STATED PROBLEM
Extract exactly the lines from the top of the records through the line containing "const YMARGIN = 5;", and keep pictures out of the copy.
===== AVAILABLE DATA
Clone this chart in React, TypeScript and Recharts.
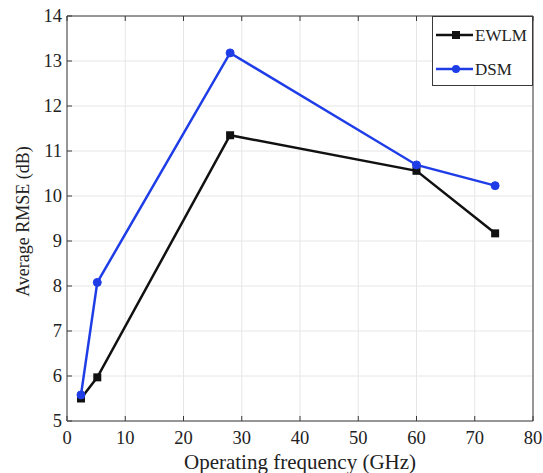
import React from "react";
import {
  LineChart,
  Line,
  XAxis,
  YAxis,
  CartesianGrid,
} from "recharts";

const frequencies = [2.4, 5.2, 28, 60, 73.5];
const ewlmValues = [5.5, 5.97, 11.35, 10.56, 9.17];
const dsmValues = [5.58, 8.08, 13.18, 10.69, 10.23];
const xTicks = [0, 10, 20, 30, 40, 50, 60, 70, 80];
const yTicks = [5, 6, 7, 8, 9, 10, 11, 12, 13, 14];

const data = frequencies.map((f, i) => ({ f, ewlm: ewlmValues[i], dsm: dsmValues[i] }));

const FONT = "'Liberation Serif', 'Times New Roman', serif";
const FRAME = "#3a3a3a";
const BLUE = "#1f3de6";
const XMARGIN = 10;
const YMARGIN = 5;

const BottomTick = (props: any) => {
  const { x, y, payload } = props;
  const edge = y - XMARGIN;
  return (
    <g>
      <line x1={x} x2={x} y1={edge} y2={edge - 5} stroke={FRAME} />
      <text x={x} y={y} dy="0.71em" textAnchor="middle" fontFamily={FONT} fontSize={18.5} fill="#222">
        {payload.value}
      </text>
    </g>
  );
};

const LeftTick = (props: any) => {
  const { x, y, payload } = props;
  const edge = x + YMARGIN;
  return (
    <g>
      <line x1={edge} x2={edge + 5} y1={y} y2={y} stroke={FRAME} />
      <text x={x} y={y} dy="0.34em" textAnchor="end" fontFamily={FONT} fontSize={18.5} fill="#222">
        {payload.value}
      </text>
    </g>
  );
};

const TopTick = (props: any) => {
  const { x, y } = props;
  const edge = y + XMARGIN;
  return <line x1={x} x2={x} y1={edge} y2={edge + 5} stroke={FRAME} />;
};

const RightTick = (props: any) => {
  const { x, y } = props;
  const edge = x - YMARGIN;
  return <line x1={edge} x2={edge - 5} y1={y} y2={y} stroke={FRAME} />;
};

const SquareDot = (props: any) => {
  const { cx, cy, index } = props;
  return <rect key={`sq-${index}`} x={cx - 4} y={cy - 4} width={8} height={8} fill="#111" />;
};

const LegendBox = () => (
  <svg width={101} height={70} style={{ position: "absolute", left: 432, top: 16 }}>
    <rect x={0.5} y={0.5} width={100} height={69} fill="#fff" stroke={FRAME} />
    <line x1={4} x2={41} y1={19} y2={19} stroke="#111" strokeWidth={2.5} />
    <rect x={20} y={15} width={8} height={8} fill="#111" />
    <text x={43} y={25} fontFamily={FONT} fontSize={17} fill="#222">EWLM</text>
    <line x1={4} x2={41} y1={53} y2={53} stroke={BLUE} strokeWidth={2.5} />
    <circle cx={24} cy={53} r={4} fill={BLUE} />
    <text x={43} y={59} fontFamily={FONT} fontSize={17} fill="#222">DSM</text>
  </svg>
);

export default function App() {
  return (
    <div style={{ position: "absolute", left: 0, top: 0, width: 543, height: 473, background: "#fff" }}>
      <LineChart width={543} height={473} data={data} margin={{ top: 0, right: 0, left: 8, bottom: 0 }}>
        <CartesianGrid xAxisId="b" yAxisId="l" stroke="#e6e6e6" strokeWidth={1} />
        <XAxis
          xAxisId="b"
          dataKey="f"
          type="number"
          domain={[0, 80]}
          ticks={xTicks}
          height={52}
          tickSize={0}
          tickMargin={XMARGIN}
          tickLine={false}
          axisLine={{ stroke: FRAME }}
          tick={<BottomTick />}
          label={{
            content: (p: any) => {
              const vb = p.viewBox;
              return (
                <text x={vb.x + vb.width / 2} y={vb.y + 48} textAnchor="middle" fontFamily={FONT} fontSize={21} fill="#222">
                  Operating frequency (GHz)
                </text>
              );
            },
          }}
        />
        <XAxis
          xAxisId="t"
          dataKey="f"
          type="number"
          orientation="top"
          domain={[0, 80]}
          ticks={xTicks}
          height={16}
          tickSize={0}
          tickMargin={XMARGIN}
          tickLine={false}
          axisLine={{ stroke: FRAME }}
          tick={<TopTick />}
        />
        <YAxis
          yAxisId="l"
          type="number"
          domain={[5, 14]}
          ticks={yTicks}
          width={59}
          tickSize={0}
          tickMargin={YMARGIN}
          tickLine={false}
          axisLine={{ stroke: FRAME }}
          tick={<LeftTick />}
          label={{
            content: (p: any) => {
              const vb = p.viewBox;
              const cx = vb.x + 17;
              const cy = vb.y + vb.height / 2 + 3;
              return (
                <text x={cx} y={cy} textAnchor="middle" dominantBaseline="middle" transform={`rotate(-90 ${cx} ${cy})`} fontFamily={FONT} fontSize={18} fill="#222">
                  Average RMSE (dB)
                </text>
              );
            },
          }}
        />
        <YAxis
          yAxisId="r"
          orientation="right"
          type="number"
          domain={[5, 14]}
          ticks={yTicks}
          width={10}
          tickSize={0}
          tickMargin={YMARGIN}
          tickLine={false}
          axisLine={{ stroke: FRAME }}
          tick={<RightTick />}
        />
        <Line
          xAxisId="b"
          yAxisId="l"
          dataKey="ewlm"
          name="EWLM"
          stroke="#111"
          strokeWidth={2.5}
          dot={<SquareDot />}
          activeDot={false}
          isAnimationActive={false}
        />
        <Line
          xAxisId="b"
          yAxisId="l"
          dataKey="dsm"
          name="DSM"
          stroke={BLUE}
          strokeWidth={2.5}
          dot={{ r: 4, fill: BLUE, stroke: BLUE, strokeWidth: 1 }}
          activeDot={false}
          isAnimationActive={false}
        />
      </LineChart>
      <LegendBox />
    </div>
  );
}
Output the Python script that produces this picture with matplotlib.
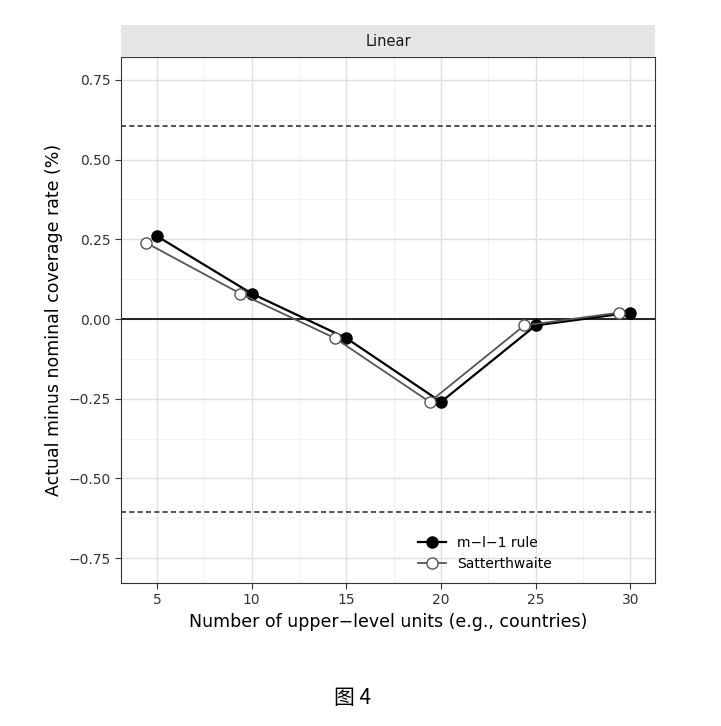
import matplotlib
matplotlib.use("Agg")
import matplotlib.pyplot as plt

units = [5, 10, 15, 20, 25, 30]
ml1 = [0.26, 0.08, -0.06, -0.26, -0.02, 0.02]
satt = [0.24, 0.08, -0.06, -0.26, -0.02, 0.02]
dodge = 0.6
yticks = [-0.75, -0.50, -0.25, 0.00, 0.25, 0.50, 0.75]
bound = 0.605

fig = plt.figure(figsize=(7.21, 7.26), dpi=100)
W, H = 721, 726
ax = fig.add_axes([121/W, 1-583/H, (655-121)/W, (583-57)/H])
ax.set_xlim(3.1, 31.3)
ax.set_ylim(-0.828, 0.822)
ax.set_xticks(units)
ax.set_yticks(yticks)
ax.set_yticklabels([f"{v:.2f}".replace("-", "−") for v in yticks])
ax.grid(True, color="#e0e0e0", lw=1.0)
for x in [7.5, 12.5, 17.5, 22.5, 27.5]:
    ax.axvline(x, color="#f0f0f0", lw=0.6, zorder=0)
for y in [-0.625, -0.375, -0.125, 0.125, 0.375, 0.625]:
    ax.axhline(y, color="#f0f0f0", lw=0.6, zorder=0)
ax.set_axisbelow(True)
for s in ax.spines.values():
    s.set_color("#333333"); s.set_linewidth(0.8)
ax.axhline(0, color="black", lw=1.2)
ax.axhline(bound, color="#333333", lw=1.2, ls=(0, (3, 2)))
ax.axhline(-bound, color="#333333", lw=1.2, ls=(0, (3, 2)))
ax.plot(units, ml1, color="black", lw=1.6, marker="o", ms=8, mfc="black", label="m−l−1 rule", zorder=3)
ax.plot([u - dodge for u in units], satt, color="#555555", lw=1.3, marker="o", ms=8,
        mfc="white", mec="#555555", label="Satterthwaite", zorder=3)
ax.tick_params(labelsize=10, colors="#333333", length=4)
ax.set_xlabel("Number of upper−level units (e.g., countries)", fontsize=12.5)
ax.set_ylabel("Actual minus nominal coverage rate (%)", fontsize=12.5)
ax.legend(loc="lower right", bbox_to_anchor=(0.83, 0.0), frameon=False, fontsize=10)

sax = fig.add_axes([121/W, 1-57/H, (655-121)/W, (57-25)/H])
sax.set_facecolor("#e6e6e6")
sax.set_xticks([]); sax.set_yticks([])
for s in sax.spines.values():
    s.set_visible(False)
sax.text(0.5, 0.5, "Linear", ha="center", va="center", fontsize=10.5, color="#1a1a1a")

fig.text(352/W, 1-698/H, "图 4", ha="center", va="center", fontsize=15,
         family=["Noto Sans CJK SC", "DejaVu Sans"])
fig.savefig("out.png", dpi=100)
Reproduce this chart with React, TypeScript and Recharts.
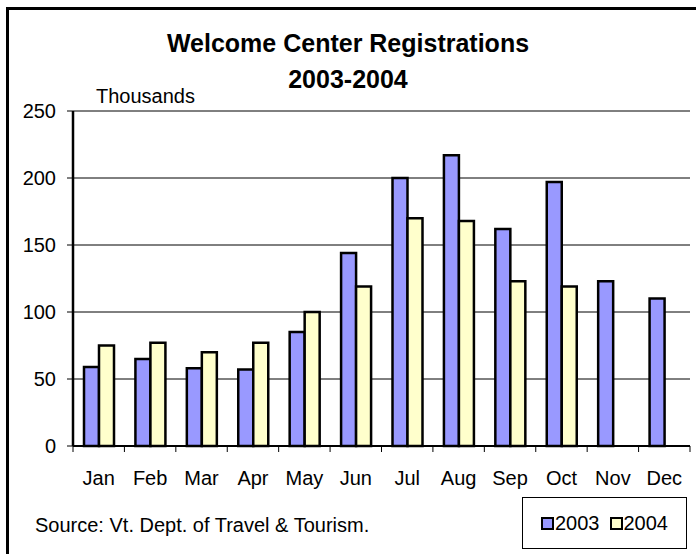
==========
SOLUTION TO THE EXERCISE
Clone this chart in React, TypeScript and Recharts.
import React from "react";
import {
  LineChart,
  Line,
  XAxis,
  YAxis,
  CartesianGrid,
} from "recharts";

const frequencies = [2.4, 5.2, 28, 60, 73.5];
const ewlmValues = [5.5, 5.97, 11.35, 10.56, 9.17];
const dsmValues = [5.58, 8.08, 13.18, 10.69, 10.23];
const xTicks = [0, 10, 20, 30, 40, 50, 60, 70, 80];
const yTicks = [5, 6, 7, 8, 9, 10, 11, 12, 13, 14];

const data = frequencies.map((f, i) => ({ f, ewlm: ewlmValues[i], dsm: dsmValues[i] }));

const FONT = "'Liberation Serif', 'Times New Roman', serif";
const FRAME = "#3a3a3a";
const BLUE = "#1f3de6";
const XMARGIN = 10;
const YMARGIN = 5;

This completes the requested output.